No me costaría entender en qué consisten las despedidas de soltero si entendiese el matrimonio

Allí estaban, pulcramente alineados, como lo que querían representar, con su uniforme perfectamente fiel a aquella naranja mecánica que en su día capitaneó Johan Cruiff. Solo que no eran la selección holandesa, y no parecían ser futbolistas profesionales. Era un grupo de amigos que se iba a Amsterdam, de despedida de soltero. ¿Que por qué lo sabía? Porque no eran ni las siete de la mañana en el aeropuerto de Bristol, y ya llevaban dos pintas cada uno. Y salvo que fuese una broma, es imposible que un grupo de ingleses se ponga de acuerdo para ir vestidos con la misma ropa.
Dentro de lo que cabe no es el grupo más extravagante que he visto, todo hay que decirlo. Ya hace unos años de ese episodio, que he recordado en una conversación con mi pareja sobre las dichosas despedidas. Ahora, en pleno verano, cuando se multiplican por tres o por cuatro, y habida cuenta de que no andamos muy sobrados de dignidad, tengo que elogiarlas. Porque al final no dejan de ser la representación más pura de la contradicción humana. Hay que ser muy humano para jurarte no repetir ciertas cosas en el matrimonio, así que nos permitimos esa barra libre y juntamos todos los vicios de golpe en un fin de semana, como si lo que está por venir fuese a ser un calvario que conviniera revestir de “menos mal que me quité la espinita.” Lo que pase en Benidorm, que se quede en Benidorm. O en Amsterdam. O en Sevilla o en Málaga. Anda que no hay sitios donde hacer el mamarracho.
Pero ojalá fuese tan fácil. No me costaría entender en qué consisten las despedidas de soltero si entendiese el matrimonio. Supongo que es imposible separarlos, como las uniones más fieles al talonario. Para vestirse de Johan Cruiff o de novia con pollas de goma en la cabeza no hace falta casarse, pero entre todos nos hemos convencido de que el único ritual que merece tanto disparate es este, y para hacerlo más redondo, pocos hay que consigan poner de acuerdo a tantos amigos en la distancia.
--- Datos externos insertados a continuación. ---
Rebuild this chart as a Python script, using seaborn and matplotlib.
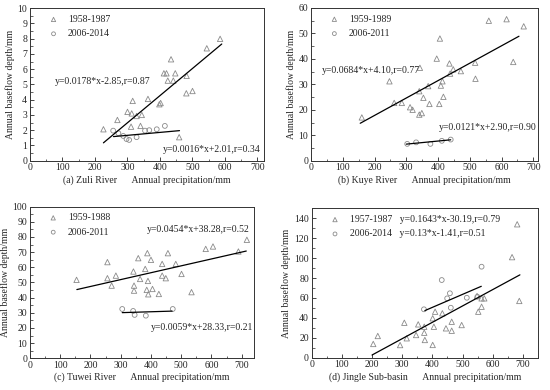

Quizás solo las igualen los entierros, los conciertos y los festivales. Y ahora que lo pienso, dudo mucho de los primeros.
Pero me intriga más esa capacidad de análisis que lleva a quien traga con ellas a aceptar que el yin y el yan del matrimonio y las despedidas va de firmar un talonario ético con muchos ceros. Pasar por ese aro es aceptar que ya nada va a ser igual. Entonces, la pregunta sale sola: ¿Por qué se casan? Y si se casan, ¿por qué hacen despedida?
Insisto, me cuesta juntar ambas ideas en mi cabeza y que se lleven bien. Nada hay más dañino para un momento que se presupone feliz y maravilloso que revestirlo de castigo y adiós. Así que no, la culpa no es de quien hizo aquel puñetero vídeo o aquella maldita foto, es tuya, que no sabes a estas alturas si lo que vas a hacer merece tanto sacrificio. Si el antagonista del felices para siempre es un boys o una sala de baile, y lo disfrutas más, entonces no hace falta que te diga que te estás equivocando. Lleves una camiseta de Países Bajos, o una polla en la cabeza.